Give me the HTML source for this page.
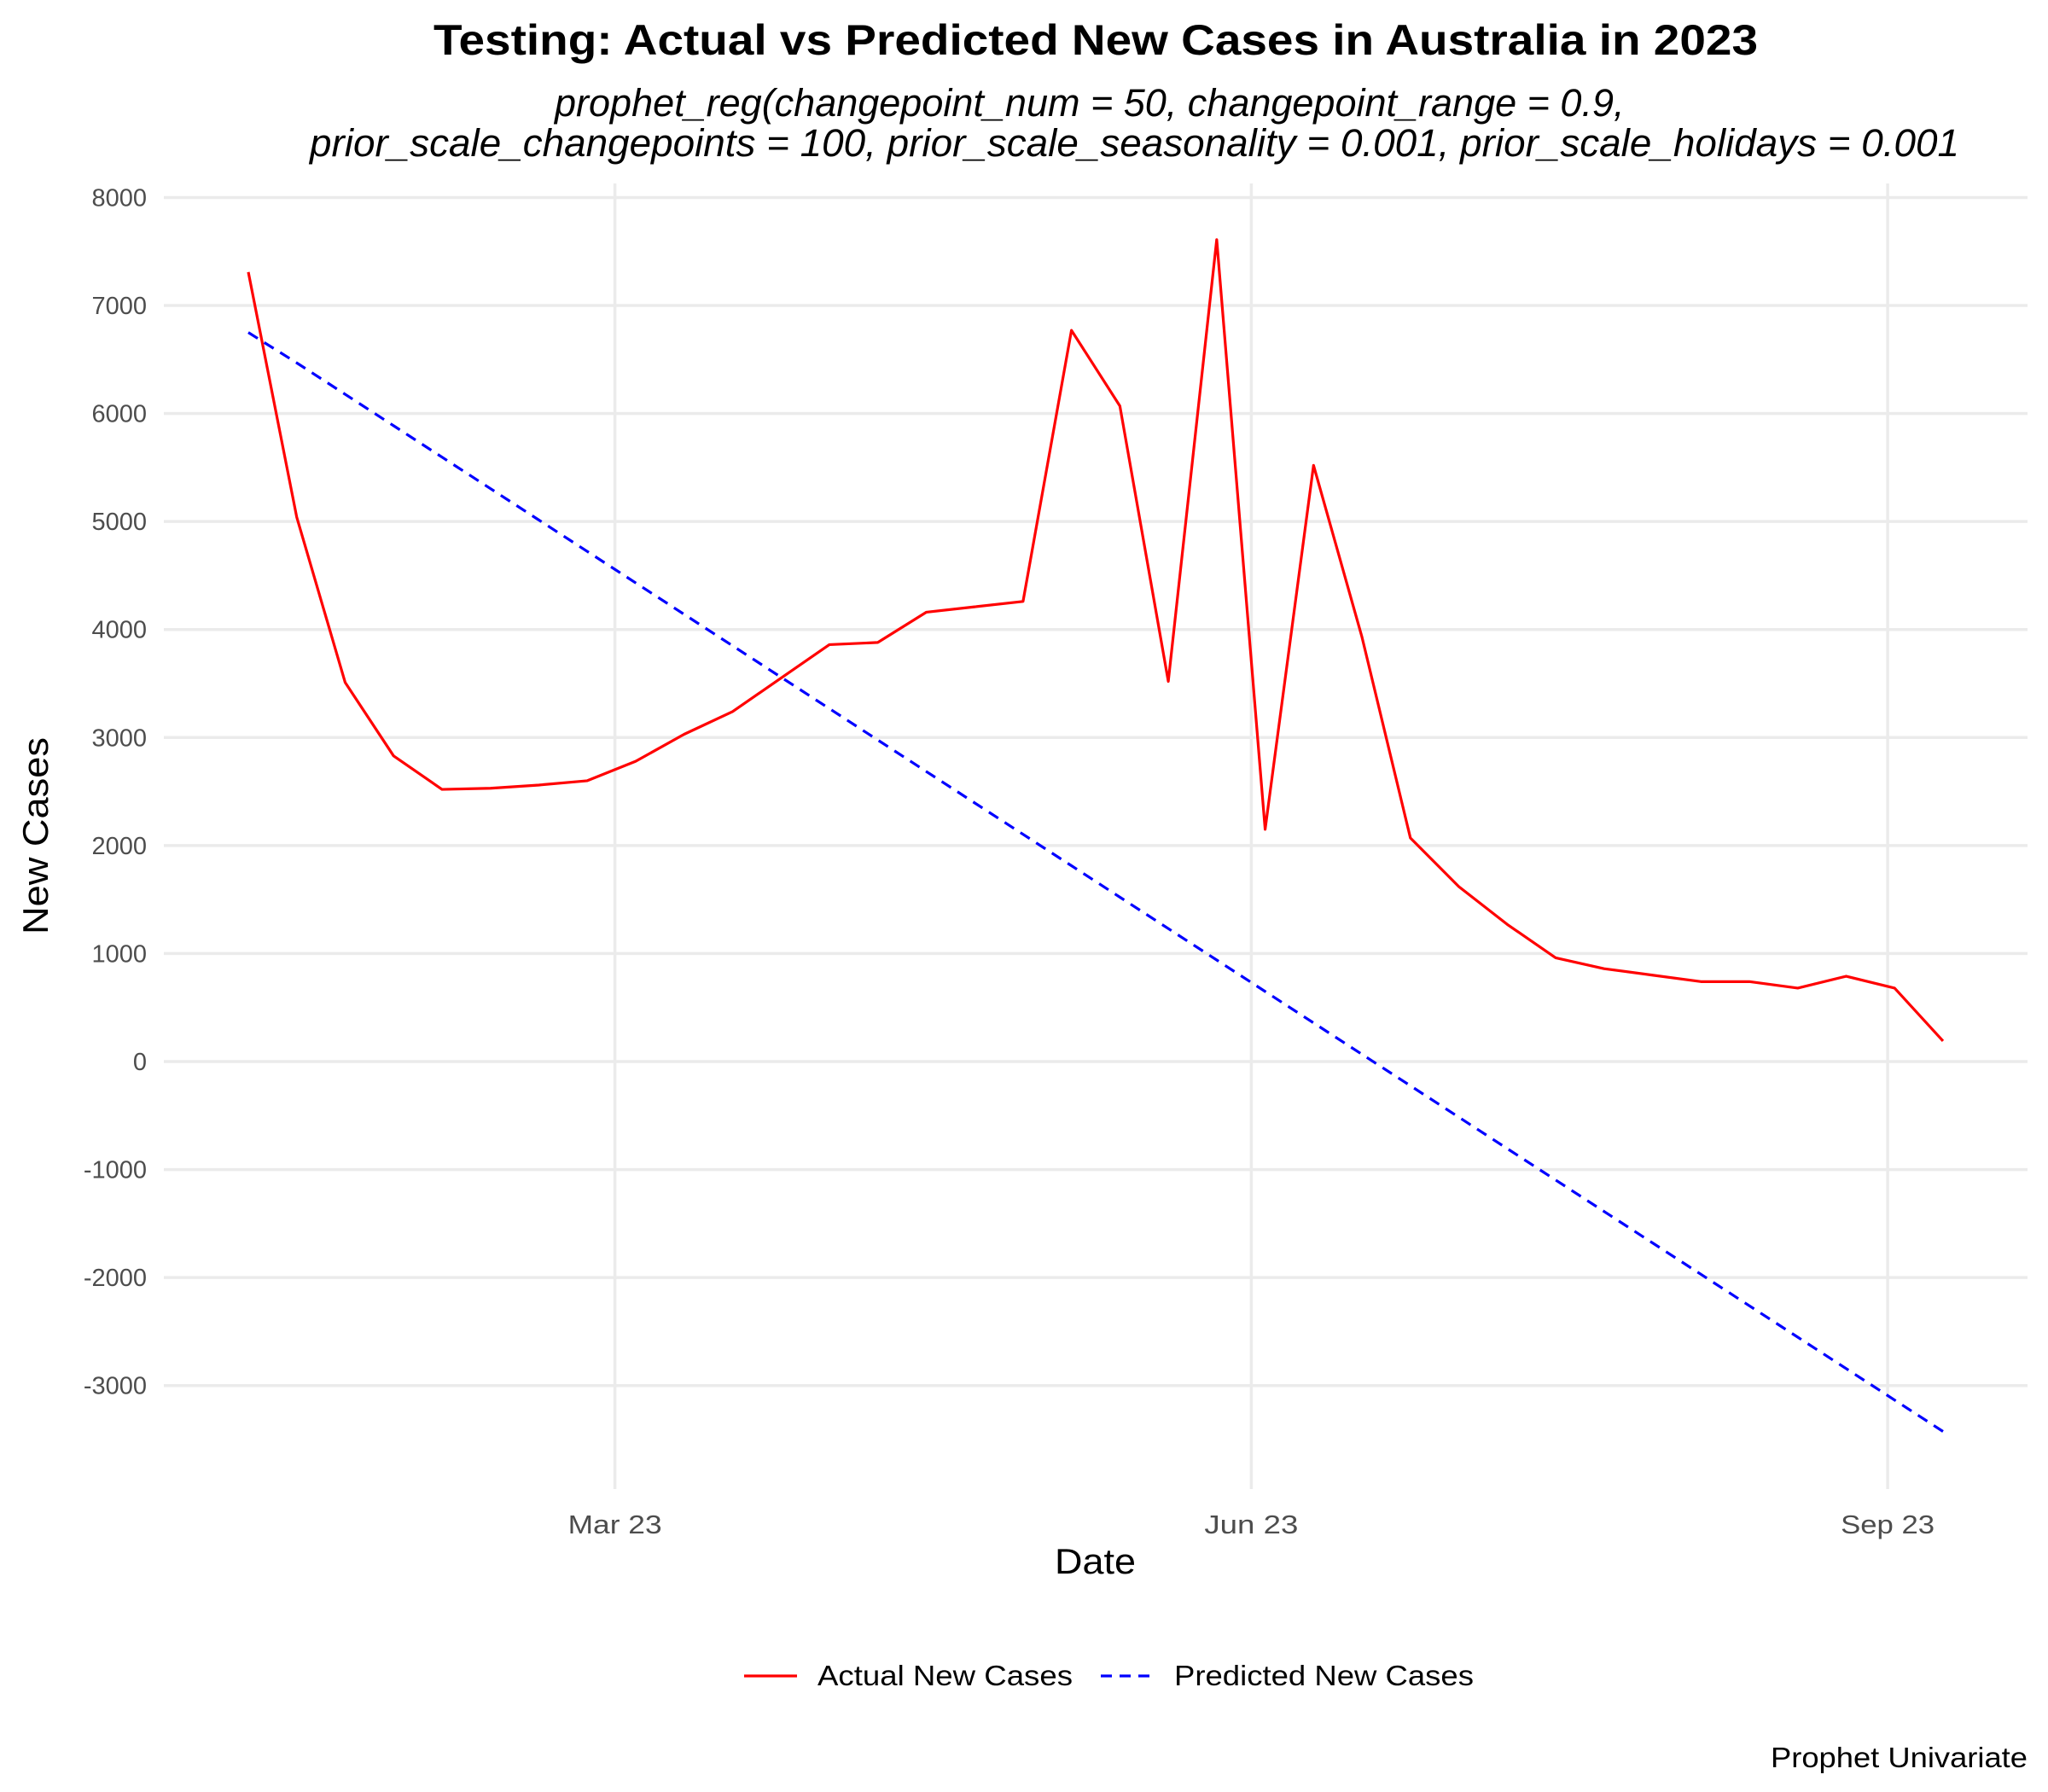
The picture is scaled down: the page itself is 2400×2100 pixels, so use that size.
<!DOCTYPE html>
<html><head><meta charset="utf-8"><style>
body{margin:0;background:#fff}
svg{display:block;font-family:"Liberation Sans",sans-serif}
</style></head><body>
<svg id="chart" width="2400" height="2100" viewBox="0 0 2400 2100">
<text x="508" y="64" font-size="50" font-weight="bold" fill="#000" textLength="1552" lengthAdjust="spacingAndGlyphs">Testing: Actual vs Predicted New Cases in Australia in 2023</text>
<text x="650" y="136" font-size="45" font-style="italic" fill="#000">prophet_reg(changepoint_num = 50, changepoint_range = 0.9,</text>
<text x="363" y="183" font-size="45" font-style="italic" fill="#000" textLength="1933" lengthAdjust="spacingAndGlyphs">prior_scale_changepoints = 100, prior_scale_seasonality = 0.001, prior_scale_holidays = 0.001</text>
<g id="grid"></g>
<g id="yticks"></g>
<g id="xticks"></g>
<g id="series"></g>
<text x="1236" y="1844" font-size="42" fill="#000" textLength="95" lengthAdjust="spacingAndGlyphs">Date</text>
<text transform="translate(56,980) rotate(-90)" x="-115" font-size="42" fill="#000" textLength="231" lengthAdjust="spacingAndGlyphs">New Cases</text>
<g>
<g>
<line x1="872" y1="1964" x2="934" y2="1964" stroke="#ff0000" stroke-width="3.2"/>
<text x="958" y="1975" font-size="33" fill="#000" textLength="299" lengthAdjust="spacingAndGlyphs">Actual New Cases</text></g>
<g>
<line x1="1290" y1="1964" x2="1351" y2="1964" stroke="#0000ff" stroke-width="3.2" stroke-dasharray="13,9"/>
<text x="1376" y="1975" font-size="33" fill="#000" textLength="351" lengthAdjust="spacingAndGlyphs">Predicted New Cases</text></g>
</g>
<text x="2075" y="2071" font-size="33" fill="#000" textLength="301" lengthAdjust="spacingAndGlyphs">Prophet Univariate</text>
</svg>
<script>
// day of year (Jan 1 = 0) for weekly points
const days=[6,13,20,27,34,41,48,55,62,69,76,83,90,97,104,111,118,125,132,139,146,153,160,167,174,181,188,195,202,209,216,223,230,237,244,251];
const actual=[7310,5040,3510,2830,2520,2530,2560,2600,2780,3030,3240,3550,3860,3880,4160,4210,4260,6770,6070,3520,7610,2150,5520,3930,2070,1620,1270,960,860,800,740,740,680,790,680,190];
const predicted=[6750,6469,6178,5887,5596,5305,5014,4723,4432,4141,3850,3559,3268,2977,2686,2395,2104,1813,1522,1231,940,649,358,67,-224,-515,-806,-1097,-1388,-1679,-1970,-2261,-2552,-2843,-3134,-3425];
const yTicks=[-3000,-2000,-1000,0,1000,2000,3000,4000,5000,6000,7000,8000];
const xTickDays=[59,151,243];
const xTickLabels=["Mar 23","Jun 23","Sep 23"];
const NS="http://www.w3.org/2000/svg";
const PL=192,PR=2376,PT=215,PB=1745;
function xs(d){return 291+(d-6)*8.106;}
function ys(v){return 1244-v*0.12657;}
function mk(tag,attrs,parent){const e=document.createElementNS(NS,tag);for(const k in attrs)e.setAttribute(k,attrs[k]);parent.appendChild(e);return e;}
const grid=document.getElementById('grid'),yt=document.getElementById('yticks'),xt=document.getElementById('xticks'),ser=document.getElementById('series');
yTicks.forEach(v=>{
  const l=mk('line',{x1:PL,x2:PR,y1:ys(v),y2:ys(v),stroke:'#ebebeb','stroke-width':3.5},grid);
  
  
  const t=mk('text',{x:172,y:ys(v)+10,'text-anchor':'end','font-size':29,fill:'#4d4d4d'},yt);
  t.textContent=v;
  
  
});
xTickDays.forEach((d,i)=>{
  const l=mk('line',{x1:xs(d),x2:xs(d),y1:PT,y2:PB,stroke:'#ebebeb','stroke-width':3.5},grid);
  
  
  const t=mk('text',{x:xs(d)-55,y:1797,'font-size':31,fill:'#4d4d4d',textLength:110,lengthAdjust:'spacingAndGlyphs'},xt);
  t.textContent=xTickLabels[i];
  
  
});
const a=mk('polyline',{points:days.map((d,i)=>xs(d)+','+ys(actual[i])).join(' '),fill:'none',stroke:'#ff0000','stroke-width':3.2,'stroke-linejoin':'round'},ser);


const p=mk('polyline',{points:days.map((d,i)=>xs(d)+','+ys(predicted[i])).join(' '),fill:'none',stroke:'#0000ff','stroke-width':3.2,'stroke-dasharray':'13,9'},ser);


</script>
</body></html>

▸ **WHAT IS REQUIRED**:
Which lines contain "page"? Show each of them.

▸ **RESULT**:
Give me the HTML source for this page.
The picture is scaled down: the page itself is 2400×2100 pixels, so use that size.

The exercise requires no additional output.